# GIVEN TASK:
Repeat the material exactly, every line of it.

# MATERIAL:
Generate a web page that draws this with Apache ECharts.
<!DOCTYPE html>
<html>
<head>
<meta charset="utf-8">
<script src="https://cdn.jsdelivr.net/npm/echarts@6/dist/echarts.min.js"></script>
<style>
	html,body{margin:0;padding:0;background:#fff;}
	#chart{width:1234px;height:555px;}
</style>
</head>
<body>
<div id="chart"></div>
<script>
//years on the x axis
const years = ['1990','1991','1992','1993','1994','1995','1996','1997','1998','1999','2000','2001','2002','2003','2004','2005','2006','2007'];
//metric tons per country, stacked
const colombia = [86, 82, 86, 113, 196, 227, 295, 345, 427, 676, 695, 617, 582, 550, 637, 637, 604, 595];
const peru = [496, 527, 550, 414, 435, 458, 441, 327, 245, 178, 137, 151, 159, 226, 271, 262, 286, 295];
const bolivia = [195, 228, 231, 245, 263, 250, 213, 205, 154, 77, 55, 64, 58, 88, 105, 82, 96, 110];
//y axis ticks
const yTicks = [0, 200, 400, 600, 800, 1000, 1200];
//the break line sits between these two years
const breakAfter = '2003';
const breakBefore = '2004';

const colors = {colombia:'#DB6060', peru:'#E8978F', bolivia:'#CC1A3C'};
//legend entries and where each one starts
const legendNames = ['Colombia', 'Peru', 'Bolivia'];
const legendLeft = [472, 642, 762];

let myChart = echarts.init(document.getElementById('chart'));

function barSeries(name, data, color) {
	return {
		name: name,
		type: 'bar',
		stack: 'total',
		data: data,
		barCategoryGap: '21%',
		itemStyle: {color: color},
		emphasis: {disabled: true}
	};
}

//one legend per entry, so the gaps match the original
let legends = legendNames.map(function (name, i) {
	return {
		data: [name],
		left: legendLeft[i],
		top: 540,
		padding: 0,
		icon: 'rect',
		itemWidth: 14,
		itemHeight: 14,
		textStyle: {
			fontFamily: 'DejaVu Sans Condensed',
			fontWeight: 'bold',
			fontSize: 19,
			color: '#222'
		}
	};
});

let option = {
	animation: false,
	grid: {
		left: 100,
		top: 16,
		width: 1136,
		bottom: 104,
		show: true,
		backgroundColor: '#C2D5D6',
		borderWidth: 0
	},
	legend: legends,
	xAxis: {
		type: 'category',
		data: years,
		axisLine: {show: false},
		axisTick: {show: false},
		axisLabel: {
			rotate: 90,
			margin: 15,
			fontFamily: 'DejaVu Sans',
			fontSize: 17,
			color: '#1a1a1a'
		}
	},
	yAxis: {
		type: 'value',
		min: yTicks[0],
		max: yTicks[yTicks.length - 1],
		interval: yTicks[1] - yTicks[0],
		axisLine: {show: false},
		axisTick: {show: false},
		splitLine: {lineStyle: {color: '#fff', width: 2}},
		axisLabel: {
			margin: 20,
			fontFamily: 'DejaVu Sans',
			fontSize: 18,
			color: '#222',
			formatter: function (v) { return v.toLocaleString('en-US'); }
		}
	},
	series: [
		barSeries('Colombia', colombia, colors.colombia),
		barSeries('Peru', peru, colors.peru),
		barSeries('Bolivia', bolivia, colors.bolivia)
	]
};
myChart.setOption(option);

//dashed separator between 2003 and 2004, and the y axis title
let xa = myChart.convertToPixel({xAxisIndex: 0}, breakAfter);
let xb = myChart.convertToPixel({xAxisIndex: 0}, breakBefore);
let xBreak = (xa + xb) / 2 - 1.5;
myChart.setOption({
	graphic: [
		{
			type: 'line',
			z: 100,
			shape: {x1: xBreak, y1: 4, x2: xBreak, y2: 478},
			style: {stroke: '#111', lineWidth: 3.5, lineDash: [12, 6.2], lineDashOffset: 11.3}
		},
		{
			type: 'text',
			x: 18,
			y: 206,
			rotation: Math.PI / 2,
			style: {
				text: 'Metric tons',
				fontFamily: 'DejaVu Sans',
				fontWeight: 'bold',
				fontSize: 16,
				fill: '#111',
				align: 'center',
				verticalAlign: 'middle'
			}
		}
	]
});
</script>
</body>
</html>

# EXPECTED ANSWER:
Generate a web page that draws this with Apache ECharts.
<!DOCTYPE html>
<html>
<head>
<meta charset="utf-8">
<script src="https://cdn.jsdelivr.net/npm/echarts@6/dist/echarts.min.js"></script>
<style>
	html,body{margin:0;padding:0;background:#fff;}
	#chart{width:1234px;height:555px;}
</style>
</head>
<body>
<div id="chart"></div>
<script>
//years on the x axis
const years = ['1990','1991','1992','1993','1994','1995','1996','1997','1998','1999','2000','2001','2002','2003','2004','2005','2006','2007'];
//metric tons per country, stacked
const colombia = [86, 82, 86, 113, 196, 227, 295, 345, 427, 676, 695, 617, 582, 550, 637, 637, 604, 595];
const peru = [496, 527, 550, 414, 435, 458, 441, 327, 245, 178, 137, 151, 159, 226, 271, 262, 286, 295];
const bolivia = [195, 228, 231, 245, 263, 250, 213, 205, 154, 77, 55, 64, 58, 88, 105, 82, 96, 110];
//y axis ticks
const yTicks = [0, 200, 400, 600, 800, 1000, 1200];
//the break line sits between these two years
const breakAfter = '2003';
const breakBefore = '2004';

const colors = {colombia:'#DB6060', peru:'#E8978F', bolivia:'#CC1A3C'};
//legend entries and where each one starts
const legendNames = ['Colombia', 'Peru', 'Bolivia'];
const legendLeft = [472, 642, 762];

let myChart = echarts.init(document.getElementById('chart'));

function barSeries(name, data, color) {
	return {
		name: name,
		type: 'bar',
		stack: 'total',
		data: data,
		barCategoryGap: '21%',
		itemStyle: {color: color},
		emphasis: {disabled: true}
	};
}

//one legend per entry, so the gaps match the original
let legends = legendNames.map(function (name, i) {
	return {
		data: [name],
		left: legendLeft[i],
		top: 540,
		padding: 0,
		icon: 'rect',
		itemWidth: 14,
		itemHeight: 14,
		textStyle: {
			fontFamily: 'DejaVu Sans Condensed',
			fontWeight: 'bold',
			fontSize: 19,
			color: '#222'
		}
	};
});

let option = {
	animation: false,
	grid: {
		left: 100,
		top: 16,
		width: 1136,
		bottom: 104,
		show: true,
		backgroundColor: '#C2D5D6',
		borderWidth: 0
	},
	legend: legends,
	xAxis: {
		type: 'category',
		data: years,
		axisLine: {show: false},
		axisTick: {show: false},
		axisLabel: {
			rotate: 90,
			margin: 15,
			fontFamily: 'DejaVu Sans',
			fontSize: 17,
			color: '#1a1a1a'
		}
	},
	yAxis: {
		type: 'value',
		min: yTicks[0],
		max: yTicks[yTicks.length - 1],
		interval: yTicks[1] - yTicks[0],
		axisLine: {show: false},
		axisTick: {show: false},
		splitLine: {lineStyle: {color: '#fff', width: 2}},
		axisLabel: {
			margin: 20,
			fontFamily: 'DejaVu Sans',
			fontSize: 18,
			color: '#222',
			formatter: function (v) { return v.toLocaleString('en-US'); }
		}
	},
	series: [
		barSeries('Colombia', colombia, colors.colombia),
		barSeries('Peru', peru, colors.peru),
		barSeries('Bolivia', bolivia, colors.bolivia)
	]
};
myChart.setOption(option);

//dashed separator between 2003 and 2004, and the y axis title
let xa = myChart.convertToPixel({xAxisIndex: 0}, breakAfter);
let xb = myChart.convertToPixel({xAxisIndex: 0}, breakBefore);
let xBreak = (xa + xb) / 2 - 1.5;
myChart.setOption({
	graphic: [
		{
			type: 'line',
			z: 100,
			shape: {x1: xBreak, y1: 4, x2: xBreak, y2: 478},
			style: {stroke: '#111', lineWidth: 3.5, lineDash: [12, 6.2], lineDashOffset: 11.3}
		},
		{
			type: 'text',
			x: 18,
			y: 206,
			rotation: Math.PI / 2,
			style: {
				text: 'Metric tons',
				fontFamily: 'DejaVu Sans',
				fontWeight: 'bold',
				fontSize: 16,
				fill: '#111',
				align: 'center',
				verticalAlign: 'middle'
			}
		}
	]
});
</script>
</body>
</html>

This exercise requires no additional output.